Jika terjadi suatu kejadian yang menimpa negeri kita, maka biasakan untuk memakai fatwa para ulama di negeri ini. Karena fatwa mereka lebih akurat dan sesuai dengan realita yang terjadi di sini. Dalam berfatwa perlu mempertimbangkan empat hal, yaitu : waktu, tempat, kondisi dan manusia. Dan fatwa akan berubah-ubah sesuai perubahan empat hal di atas.
Untuk kejadian-kejadian yang sifatnya besar, penting, dan menyangkut urusan banyak orang, maka serahkan ke lembaga fatwa yang mempunyai otoritas untuk itu. Kalau di Indonesia, maka Majelis Ulama Indonesia (MUI). Jangan fatwa sendiri-sendiri. Terkhusus masalah yang berkaitan dengan penyebaran virus Covid -19 (Corona).
Jangan sembarangan menukil fatwa dari luar negeri, karena fatwa itu dikeluarkan dengan penyesuaian kondisi negeri tersebut. Jika diterapkan di Indonesia, belum tentu cocok, bahkan bisa menimbulkan mudharat.
Dan ingat, fatwa itu bukan hukum. Dua hal ini berbeda. Kalau hukum tidak akan pernah berubah dengan empat hal diatas. Maka kalau kita menukil hukum dari ulama luar, maka tidak masalah. Bagi yang sudah tamat belajar ilmu ushul fiqh, insya Allah akan paham masalah ini. Untuk yang belum belajar atau belum paham, silahkan belajar dulu.

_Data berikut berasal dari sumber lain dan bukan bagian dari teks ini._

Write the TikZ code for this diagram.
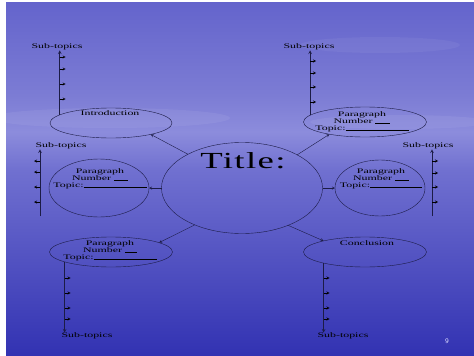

Kalau memperhatikan dalil-dalil yang ada serta berbagai kaidah dan maqashid syari’ah, maka fatwa ulama yang menganjuran untuk sementara waktu menunaikan ibadah shalat lima waktu di rumah dan mengganti shalat Jumat dengan shalat Dhuhur disebabkan adanya penyebaran virus Corona, sangatlah tepat. Karena dalam kondisi ini, menjaga diri dari kemudharatan atau kebinasaan lebih diutamakan. Di sini berlaku kaidah : “Menolak kerusakan/kemudharatan lebih diutamakan dari mengambil manfaat.”
Selain itu, hal ini juga sebagai langkah preventif untuk terjadinya mudharat yang lebih besar. Semua perkara yang akan menjadi sebab terjadinya sebuah kemudharatan, maka harus dihindari.
Jika syari’at saja membolehkan seorang untuk meninggalkan shalat berjama’ah karena alasan hujan, sakit, makan bawang, hidangan sudah siap, menahan buang air kecil dan buang air besar, dan yang semisalnya, yang semua ini sifatnya lebih ringan dan sebagian mudharatnya hanya kembali kepada personal, maka alasan penyebaran virus Corona tentu lebih diperbolehkan lagi. Selain mudharatnya besar, sifatnya juga merata.
Imam Asy-Syirazi Asy-Syafi'i –rahimahullah- (w.476 H) menyatakan :
وَمِنْهَا أَنْ يَخَافَ ضَرَرًا فِي نَفْسِهِ
“Diantaranya (alasan untuk meninggalkan shalat berjama’ah), adalah seorang mengkhawatirkan kemudharatan pada dirinya.” [ Al-Muhadzdzab, lewat kitab Al-Majmu’ : 4/205 ].
Kemudharatan di sini tidak harus bersifat muhaqqaq (pasti), tapi cukup dengan praduga kuat. Keterangan ini berlaku untuk daerah yang terjadi penyebaran virus Corona pada tingkat yang mengkhawatirkan menurut keterangan pihak berwenang dan para ahli. Wallahu a’lam bish shawab.